▶ [Work required] Exclude images, then output the remaining data verbatim.

-=-=-

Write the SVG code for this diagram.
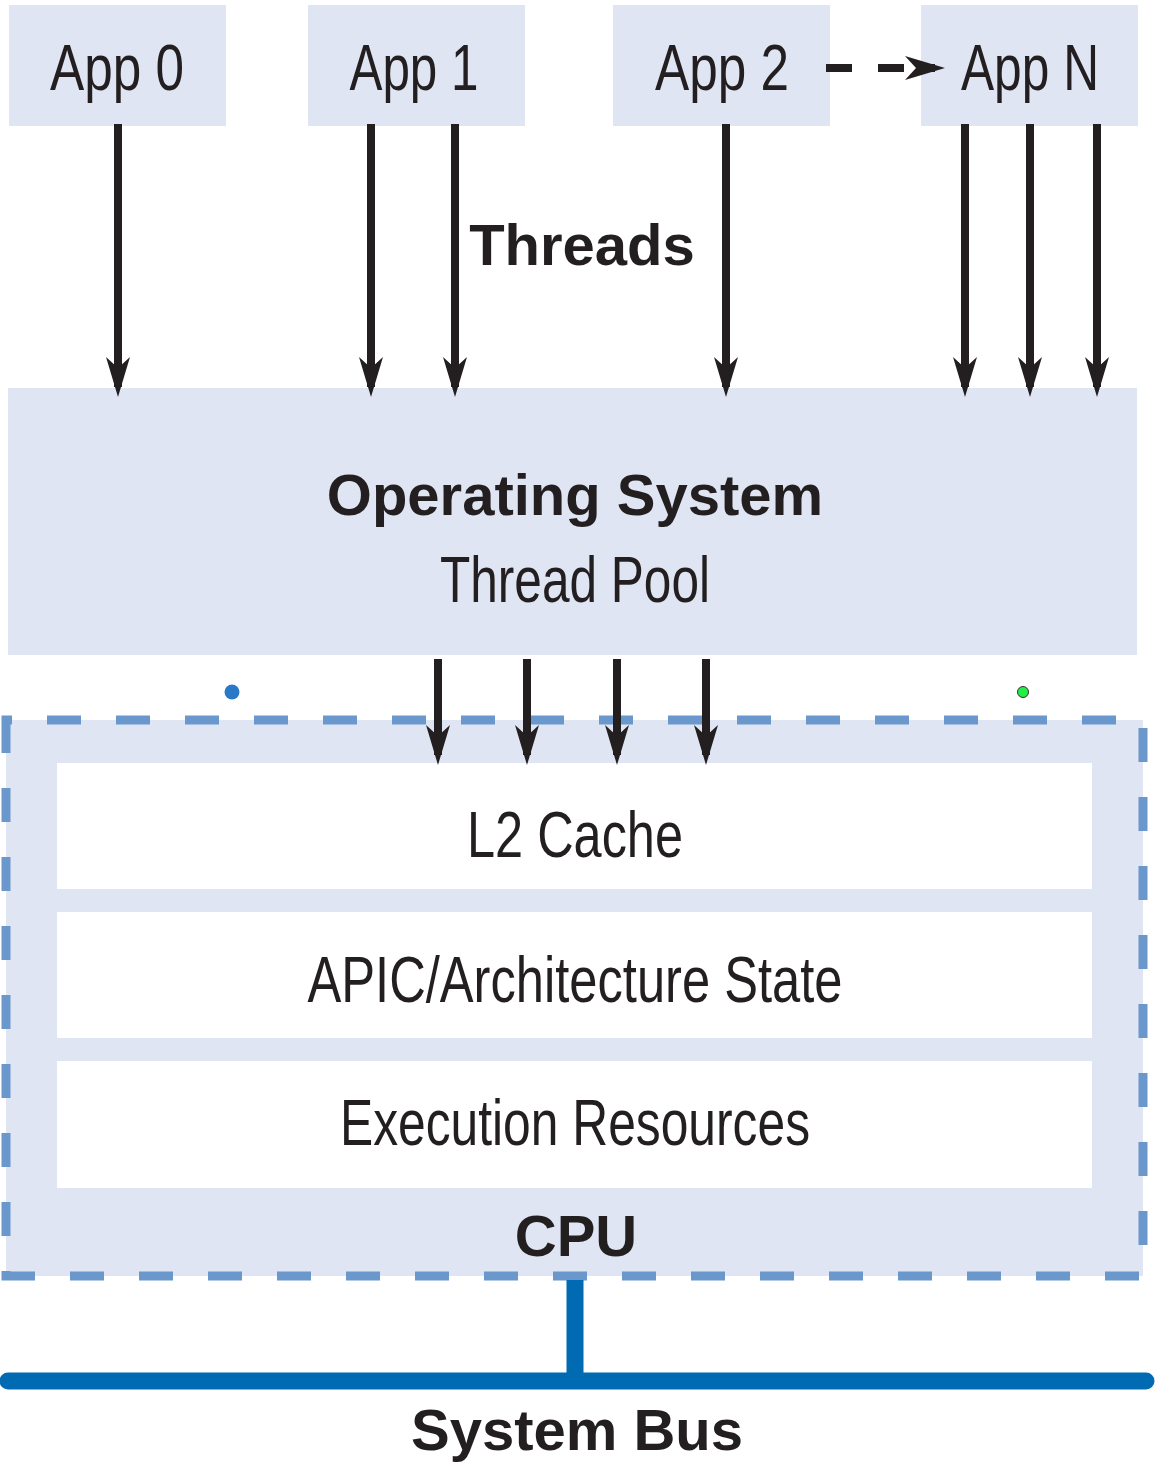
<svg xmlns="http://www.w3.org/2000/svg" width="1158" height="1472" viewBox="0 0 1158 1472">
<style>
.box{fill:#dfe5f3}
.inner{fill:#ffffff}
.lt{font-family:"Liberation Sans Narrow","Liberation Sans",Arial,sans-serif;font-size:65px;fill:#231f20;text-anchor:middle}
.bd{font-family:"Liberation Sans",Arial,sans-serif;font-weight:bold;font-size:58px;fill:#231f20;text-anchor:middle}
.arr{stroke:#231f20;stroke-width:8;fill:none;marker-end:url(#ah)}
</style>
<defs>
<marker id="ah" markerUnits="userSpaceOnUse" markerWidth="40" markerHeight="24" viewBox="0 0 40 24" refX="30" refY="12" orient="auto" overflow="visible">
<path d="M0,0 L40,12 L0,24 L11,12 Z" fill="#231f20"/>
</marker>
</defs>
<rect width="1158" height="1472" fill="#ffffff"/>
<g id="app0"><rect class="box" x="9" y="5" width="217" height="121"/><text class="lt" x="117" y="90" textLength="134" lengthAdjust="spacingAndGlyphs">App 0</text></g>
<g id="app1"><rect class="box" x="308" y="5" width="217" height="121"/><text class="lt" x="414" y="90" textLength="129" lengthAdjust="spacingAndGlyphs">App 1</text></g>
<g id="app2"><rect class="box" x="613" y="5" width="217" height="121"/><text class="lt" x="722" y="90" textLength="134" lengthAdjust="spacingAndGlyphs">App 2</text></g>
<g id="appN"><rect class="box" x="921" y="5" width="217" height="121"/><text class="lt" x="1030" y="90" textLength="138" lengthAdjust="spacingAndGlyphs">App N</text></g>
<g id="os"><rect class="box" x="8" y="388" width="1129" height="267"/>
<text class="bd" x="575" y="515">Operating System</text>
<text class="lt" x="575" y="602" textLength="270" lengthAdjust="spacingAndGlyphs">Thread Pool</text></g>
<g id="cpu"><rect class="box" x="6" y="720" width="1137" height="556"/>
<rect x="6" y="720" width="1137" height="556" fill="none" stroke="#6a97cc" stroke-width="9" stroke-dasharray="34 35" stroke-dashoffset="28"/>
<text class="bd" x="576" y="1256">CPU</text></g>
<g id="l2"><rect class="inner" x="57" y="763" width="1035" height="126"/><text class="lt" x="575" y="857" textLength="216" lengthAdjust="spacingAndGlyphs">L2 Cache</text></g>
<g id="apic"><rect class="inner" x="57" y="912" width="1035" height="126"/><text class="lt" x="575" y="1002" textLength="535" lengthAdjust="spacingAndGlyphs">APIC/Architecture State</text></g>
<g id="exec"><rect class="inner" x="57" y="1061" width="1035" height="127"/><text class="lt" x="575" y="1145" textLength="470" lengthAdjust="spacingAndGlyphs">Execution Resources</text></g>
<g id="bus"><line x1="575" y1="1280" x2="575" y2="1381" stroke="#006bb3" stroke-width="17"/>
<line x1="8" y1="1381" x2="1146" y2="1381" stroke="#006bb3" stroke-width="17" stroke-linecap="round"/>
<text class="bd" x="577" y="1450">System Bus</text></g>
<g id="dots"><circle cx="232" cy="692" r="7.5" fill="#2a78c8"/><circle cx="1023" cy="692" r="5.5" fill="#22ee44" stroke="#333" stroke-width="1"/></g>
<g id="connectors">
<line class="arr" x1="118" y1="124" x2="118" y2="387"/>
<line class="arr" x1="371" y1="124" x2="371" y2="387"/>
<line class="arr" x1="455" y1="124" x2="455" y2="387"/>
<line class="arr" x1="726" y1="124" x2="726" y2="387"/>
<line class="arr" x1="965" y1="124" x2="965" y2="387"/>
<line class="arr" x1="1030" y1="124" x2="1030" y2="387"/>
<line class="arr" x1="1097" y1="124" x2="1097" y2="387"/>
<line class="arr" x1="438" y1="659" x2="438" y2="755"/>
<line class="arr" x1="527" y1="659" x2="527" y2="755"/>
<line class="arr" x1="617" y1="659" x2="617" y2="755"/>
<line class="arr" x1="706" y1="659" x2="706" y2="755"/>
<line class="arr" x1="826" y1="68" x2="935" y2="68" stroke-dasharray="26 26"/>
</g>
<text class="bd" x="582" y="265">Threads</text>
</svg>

-=-=-

▶ [Result below]
Write the SVG code for this diagram.
<svg xmlns="http://www.w3.org/2000/svg" width="1158" height="1472" viewBox="0 0 1158 1472">
<style>
.box{fill:#dfe5f3}
.inner{fill:#ffffff}
.lt{font-family:"Liberation Sans Narrow","Liberation Sans",Arial,sans-serif;font-size:65px;fill:#231f20;text-anchor:middle}
.bd{font-family:"Liberation Sans",Arial,sans-serif;font-weight:bold;font-size:58px;fill:#231f20;text-anchor:middle}
.arr{stroke:#231f20;stroke-width:8;fill:none;marker-end:url(#ah)}
</style>
<defs>
<marker id="ah" markerUnits="userSpaceOnUse" markerWidth="40" markerHeight="24" viewBox="0 0 40 24" refX="30" refY="12" orient="auto" overflow="visible">
<path d="M0,0 L40,12 L0,24 L11,12 Z" fill="#231f20"/>
</marker>
</defs>
<rect width="1158" height="1472" fill="#ffffff"/>
<g id="app0"><rect class="box" x="9" y="5" width="217" height="121"/><text class="lt" x="117" y="90" textLength="134" lengthAdjust="spacingAndGlyphs">App 0</text></g>
<g id="app1"><rect class="box" x="308" y="5" width="217" height="121"/><text class="lt" x="414" y="90" textLength="129" lengthAdjust="spacingAndGlyphs">App 1</text></g>
<g id="app2"><rect class="box" x="613" y="5" width="217" height="121"/><text class="lt" x="722" y="90" textLength="134" lengthAdjust="spacingAndGlyphs">App 2</text></g>
<g id="appN"><rect class="box" x="921" y="5" width="217" height="121"/><text class="lt" x="1030" y="90" textLength="138" lengthAdjust="spacingAndGlyphs">App N</text></g>
<g id="os"><rect class="box" x="8" y="388" width="1129" height="267"/>
<text class="bd" x="575" y="515">Operating System</text>
<text class="lt" x="575" y="602" textLength="270" lengthAdjust="spacingAndGlyphs">Thread Pool</text></g>
<g id="cpu"><rect class="box" x="6" y="720" width="1137" height="556"/>
<rect x="6" y="720" width="1137" height="556" fill="none" stroke="#6a97cc" stroke-width="9" stroke-dasharray="34 35" stroke-dashoffset="28"/>
<text class="bd" x="576" y="1256">CPU</text></g>
<g id="l2"><rect class="inner" x="57" y="763" width="1035" height="126"/><text class="lt" x="575" y="857" textLength="216" lengthAdjust="spacingAndGlyphs">L2 Cache</text></g>
<g id="apic"><rect class="inner" x="57" y="912" width="1035" height="126"/><text class="lt" x="575" y="1002" textLength="535" lengthAdjust="spacingAndGlyphs">APIC/Architecture State</text></g>
<g id="exec"><rect class="inner" x="57" y="1061" width="1035" height="127"/><text class="lt" x="575" y="1145" textLength="470" lengthAdjust="spacingAndGlyphs">Execution Resources</text></g>
<g id="bus"><line x1="575" y1="1280" x2="575" y2="1381" stroke="#006bb3" stroke-width="17"/>
<line x1="8" y1="1381" x2="1146" y2="1381" stroke="#006bb3" stroke-width="17" stroke-linecap="round"/>
<text class="bd" x="577" y="1450">System Bus</text></g>
<g id="dots"><circle cx="232" cy="692" r="7.5" fill="#2a78c8"/><circle cx="1023" cy="692" r="5.5" fill="#22ee44" stroke="#333" stroke-width="1"/></g>
<g id="connectors">
<line class="arr" x1="118" y1="124" x2="118" y2="387"/>
<line class="arr" x1="371" y1="124" x2="371" y2="387"/>
<line class="arr" x1="455" y1="124" x2="455" y2="387"/>
<line class="arr" x1="726" y1="124" x2="726" y2="387"/>
<line class="arr" x1="965" y1="124" x2="965" y2="387"/>
<line class="arr" x1="1030" y1="124" x2="1030" y2="387"/>
<line class="arr" x1="1097" y1="124" x2="1097" y2="387"/>
<line class="arr" x1="438" y1="659" x2="438" y2="755"/>
<line class="arr" x1="527" y1="659" x2="527" y2="755"/>
<line class="arr" x1="617" y1="659" x2="617" y2="755"/>
<line class="arr" x1="706" y1="659" x2="706" y2="755"/>
<line class="arr" x1="826" y1="68" x2="935" y2="68" stroke-dasharray="26 26"/>
</g>
<text class="bd" x="582" y="265">Threads</text>
</svg>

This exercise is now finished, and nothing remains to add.